_EXERCISE AIM_. Reproduce nothing but the lines from the one with "Rebuild this chart" through the one with "const seriesD = [11, 7, null];", exactly and with both ends. Omit pictures.
....
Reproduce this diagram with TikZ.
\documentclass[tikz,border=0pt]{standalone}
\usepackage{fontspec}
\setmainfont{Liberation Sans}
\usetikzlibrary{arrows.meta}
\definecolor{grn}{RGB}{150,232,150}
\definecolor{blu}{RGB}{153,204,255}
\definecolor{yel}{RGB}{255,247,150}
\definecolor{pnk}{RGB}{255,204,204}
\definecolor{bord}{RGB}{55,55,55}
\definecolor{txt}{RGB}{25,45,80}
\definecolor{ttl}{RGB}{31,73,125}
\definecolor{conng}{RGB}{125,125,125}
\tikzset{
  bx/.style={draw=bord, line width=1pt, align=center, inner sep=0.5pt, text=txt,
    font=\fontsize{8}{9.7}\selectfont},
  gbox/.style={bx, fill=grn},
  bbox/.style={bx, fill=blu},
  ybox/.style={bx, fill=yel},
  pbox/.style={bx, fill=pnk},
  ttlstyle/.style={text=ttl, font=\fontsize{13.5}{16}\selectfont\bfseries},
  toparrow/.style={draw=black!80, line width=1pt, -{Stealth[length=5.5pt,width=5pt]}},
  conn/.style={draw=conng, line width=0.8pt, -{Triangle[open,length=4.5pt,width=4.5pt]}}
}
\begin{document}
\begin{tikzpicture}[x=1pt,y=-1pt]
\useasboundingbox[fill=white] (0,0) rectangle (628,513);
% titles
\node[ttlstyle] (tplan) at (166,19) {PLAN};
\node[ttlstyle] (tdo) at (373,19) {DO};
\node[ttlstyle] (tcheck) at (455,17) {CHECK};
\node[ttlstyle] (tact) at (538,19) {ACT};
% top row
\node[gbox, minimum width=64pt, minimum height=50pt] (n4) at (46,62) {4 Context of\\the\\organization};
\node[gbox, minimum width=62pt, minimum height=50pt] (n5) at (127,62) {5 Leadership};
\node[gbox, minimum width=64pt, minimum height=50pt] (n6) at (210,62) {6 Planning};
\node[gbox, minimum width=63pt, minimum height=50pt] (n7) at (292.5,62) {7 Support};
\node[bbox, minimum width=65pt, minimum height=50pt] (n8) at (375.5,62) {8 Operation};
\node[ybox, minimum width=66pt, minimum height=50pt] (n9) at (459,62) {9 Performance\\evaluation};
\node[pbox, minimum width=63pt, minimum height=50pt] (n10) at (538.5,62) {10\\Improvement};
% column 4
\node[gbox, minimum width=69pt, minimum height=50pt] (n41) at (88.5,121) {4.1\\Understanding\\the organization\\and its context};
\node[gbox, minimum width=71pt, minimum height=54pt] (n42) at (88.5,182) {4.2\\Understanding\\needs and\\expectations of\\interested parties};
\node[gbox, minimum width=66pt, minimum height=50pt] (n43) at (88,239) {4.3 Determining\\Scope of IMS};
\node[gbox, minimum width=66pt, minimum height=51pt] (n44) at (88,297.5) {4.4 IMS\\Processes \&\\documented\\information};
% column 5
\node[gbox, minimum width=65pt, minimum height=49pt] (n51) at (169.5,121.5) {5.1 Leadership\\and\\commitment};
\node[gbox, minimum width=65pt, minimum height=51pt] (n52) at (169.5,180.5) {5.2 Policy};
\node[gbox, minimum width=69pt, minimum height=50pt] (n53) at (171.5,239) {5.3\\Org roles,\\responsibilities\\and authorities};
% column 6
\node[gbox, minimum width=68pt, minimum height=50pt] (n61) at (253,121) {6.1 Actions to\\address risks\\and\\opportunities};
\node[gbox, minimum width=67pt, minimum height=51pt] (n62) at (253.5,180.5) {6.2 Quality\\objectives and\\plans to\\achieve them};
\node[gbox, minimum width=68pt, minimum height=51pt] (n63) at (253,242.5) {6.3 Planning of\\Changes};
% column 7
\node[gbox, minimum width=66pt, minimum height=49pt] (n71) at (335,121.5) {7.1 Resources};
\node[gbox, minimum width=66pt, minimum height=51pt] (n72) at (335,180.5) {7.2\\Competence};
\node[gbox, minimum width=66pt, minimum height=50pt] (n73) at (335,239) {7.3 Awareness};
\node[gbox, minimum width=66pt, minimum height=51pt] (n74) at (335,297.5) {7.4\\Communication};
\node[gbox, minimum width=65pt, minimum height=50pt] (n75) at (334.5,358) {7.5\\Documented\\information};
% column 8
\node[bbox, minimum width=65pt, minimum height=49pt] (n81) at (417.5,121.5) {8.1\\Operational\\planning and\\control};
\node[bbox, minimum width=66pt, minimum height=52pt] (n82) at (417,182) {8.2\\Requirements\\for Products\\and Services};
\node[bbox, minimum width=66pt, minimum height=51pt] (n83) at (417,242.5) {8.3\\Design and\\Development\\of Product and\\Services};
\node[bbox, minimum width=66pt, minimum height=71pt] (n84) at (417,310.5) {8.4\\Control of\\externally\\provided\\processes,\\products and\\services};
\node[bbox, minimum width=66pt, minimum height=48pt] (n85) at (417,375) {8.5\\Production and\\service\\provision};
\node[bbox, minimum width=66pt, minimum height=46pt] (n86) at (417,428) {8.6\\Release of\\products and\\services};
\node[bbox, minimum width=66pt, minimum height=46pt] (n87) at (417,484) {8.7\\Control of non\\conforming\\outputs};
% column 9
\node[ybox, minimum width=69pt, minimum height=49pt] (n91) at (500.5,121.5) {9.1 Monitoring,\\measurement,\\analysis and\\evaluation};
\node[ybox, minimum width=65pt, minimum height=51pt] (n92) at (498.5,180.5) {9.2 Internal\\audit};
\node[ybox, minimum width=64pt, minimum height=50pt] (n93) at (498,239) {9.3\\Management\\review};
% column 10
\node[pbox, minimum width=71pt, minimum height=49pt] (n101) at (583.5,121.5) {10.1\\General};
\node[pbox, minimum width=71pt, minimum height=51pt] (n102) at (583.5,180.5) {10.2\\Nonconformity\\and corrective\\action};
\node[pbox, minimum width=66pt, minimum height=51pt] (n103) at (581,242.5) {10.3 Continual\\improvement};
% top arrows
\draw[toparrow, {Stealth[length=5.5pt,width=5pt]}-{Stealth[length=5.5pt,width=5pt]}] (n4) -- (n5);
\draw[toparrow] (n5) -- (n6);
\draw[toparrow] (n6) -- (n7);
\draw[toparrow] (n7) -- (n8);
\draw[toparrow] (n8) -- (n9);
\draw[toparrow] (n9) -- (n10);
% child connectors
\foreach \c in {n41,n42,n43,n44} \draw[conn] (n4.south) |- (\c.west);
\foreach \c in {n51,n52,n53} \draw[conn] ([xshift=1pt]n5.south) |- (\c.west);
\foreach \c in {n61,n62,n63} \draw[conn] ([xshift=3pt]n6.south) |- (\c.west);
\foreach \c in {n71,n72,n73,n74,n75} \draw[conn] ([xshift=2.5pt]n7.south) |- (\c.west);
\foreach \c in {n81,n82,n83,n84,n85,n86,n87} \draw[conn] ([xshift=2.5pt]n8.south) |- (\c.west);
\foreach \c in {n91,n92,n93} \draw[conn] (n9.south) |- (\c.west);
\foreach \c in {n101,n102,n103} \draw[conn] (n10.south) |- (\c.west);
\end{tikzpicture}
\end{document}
....
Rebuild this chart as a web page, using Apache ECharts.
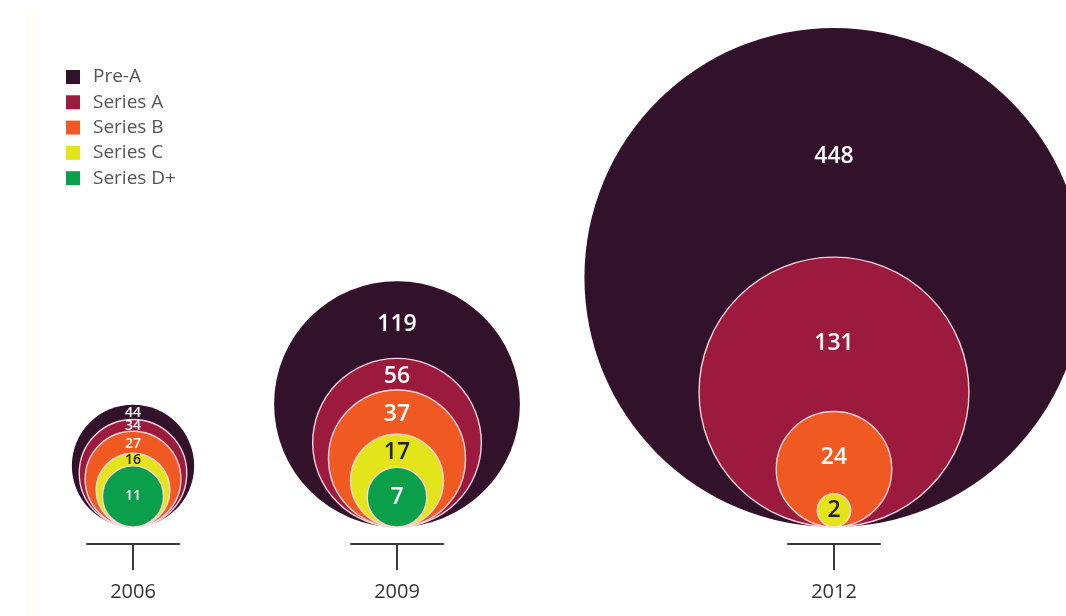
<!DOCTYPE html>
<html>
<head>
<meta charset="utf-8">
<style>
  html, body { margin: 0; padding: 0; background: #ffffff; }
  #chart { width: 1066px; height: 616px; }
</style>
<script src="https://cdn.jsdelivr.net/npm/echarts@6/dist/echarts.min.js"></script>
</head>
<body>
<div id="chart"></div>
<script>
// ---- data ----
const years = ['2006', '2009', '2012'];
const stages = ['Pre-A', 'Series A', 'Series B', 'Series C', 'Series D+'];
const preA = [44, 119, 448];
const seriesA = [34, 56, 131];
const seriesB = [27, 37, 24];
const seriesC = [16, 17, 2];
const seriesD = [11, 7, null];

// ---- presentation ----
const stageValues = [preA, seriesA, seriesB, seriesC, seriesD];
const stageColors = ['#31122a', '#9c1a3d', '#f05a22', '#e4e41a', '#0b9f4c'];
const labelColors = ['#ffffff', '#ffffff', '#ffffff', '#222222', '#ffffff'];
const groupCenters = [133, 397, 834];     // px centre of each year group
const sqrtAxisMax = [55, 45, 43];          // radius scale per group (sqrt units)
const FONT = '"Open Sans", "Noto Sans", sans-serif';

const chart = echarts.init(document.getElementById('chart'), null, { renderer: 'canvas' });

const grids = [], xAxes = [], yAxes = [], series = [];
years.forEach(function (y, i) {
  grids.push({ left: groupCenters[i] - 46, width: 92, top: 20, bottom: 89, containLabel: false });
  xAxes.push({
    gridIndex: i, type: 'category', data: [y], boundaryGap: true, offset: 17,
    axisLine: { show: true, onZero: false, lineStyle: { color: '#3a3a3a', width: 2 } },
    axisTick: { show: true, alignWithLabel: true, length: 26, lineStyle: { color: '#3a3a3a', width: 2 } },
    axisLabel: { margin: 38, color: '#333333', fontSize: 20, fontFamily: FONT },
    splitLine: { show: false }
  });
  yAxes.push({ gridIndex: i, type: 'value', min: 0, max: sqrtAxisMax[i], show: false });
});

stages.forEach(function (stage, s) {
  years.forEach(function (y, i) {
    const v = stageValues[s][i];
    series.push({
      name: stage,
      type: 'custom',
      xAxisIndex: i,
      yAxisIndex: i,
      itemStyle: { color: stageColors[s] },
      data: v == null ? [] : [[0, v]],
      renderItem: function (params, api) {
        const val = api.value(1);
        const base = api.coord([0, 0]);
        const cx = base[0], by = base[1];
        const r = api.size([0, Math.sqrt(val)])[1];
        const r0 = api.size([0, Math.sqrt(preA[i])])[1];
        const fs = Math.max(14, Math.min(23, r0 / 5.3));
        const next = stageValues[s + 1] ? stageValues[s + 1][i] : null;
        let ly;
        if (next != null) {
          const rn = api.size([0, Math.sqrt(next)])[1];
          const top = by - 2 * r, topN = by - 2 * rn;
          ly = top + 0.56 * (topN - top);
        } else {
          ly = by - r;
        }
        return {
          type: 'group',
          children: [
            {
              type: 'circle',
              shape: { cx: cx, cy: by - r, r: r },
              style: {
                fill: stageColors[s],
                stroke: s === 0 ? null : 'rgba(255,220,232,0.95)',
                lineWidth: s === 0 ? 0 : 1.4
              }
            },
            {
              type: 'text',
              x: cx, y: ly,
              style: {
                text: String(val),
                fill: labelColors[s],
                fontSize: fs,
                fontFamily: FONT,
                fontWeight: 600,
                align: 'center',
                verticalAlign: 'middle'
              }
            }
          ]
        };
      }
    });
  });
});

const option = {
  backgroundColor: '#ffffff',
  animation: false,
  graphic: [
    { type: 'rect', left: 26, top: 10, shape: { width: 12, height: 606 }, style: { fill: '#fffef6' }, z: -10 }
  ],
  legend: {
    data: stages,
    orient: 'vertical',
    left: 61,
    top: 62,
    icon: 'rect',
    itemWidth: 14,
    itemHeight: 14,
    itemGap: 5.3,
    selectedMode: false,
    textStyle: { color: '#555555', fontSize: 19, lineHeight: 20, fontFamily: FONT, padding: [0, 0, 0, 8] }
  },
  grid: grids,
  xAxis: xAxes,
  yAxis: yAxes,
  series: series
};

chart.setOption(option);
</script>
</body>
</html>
....
_SOLUTION FOR THIS TASK_.
Rebuild this chart as a web page, using Apache ECharts.
<!DOCTYPE html>
<html>
<head>
<meta charset="utf-8">
<style>
  html, body { margin: 0; padding: 0; background: #ffffff; }
  #chart { width: 1066px; height: 616px; }
</style>
<script src="https://cdn.jsdelivr.net/npm/echarts@6/dist/echarts.min.js"></script>
</head>
<body>
<div id="chart"></div>
<script>
// ---- data ----
const years = ['2006', '2009', '2012'];
const stages = ['Pre-A', 'Series A', 'Series B', 'Series C', 'Series D+'];
const preA = [44, 119, 448];
const seriesA = [34, 56, 131];
const seriesB = [27, 37, 24];
const seriesC = [16, 17, 2];
const seriesD = [11, 7, null];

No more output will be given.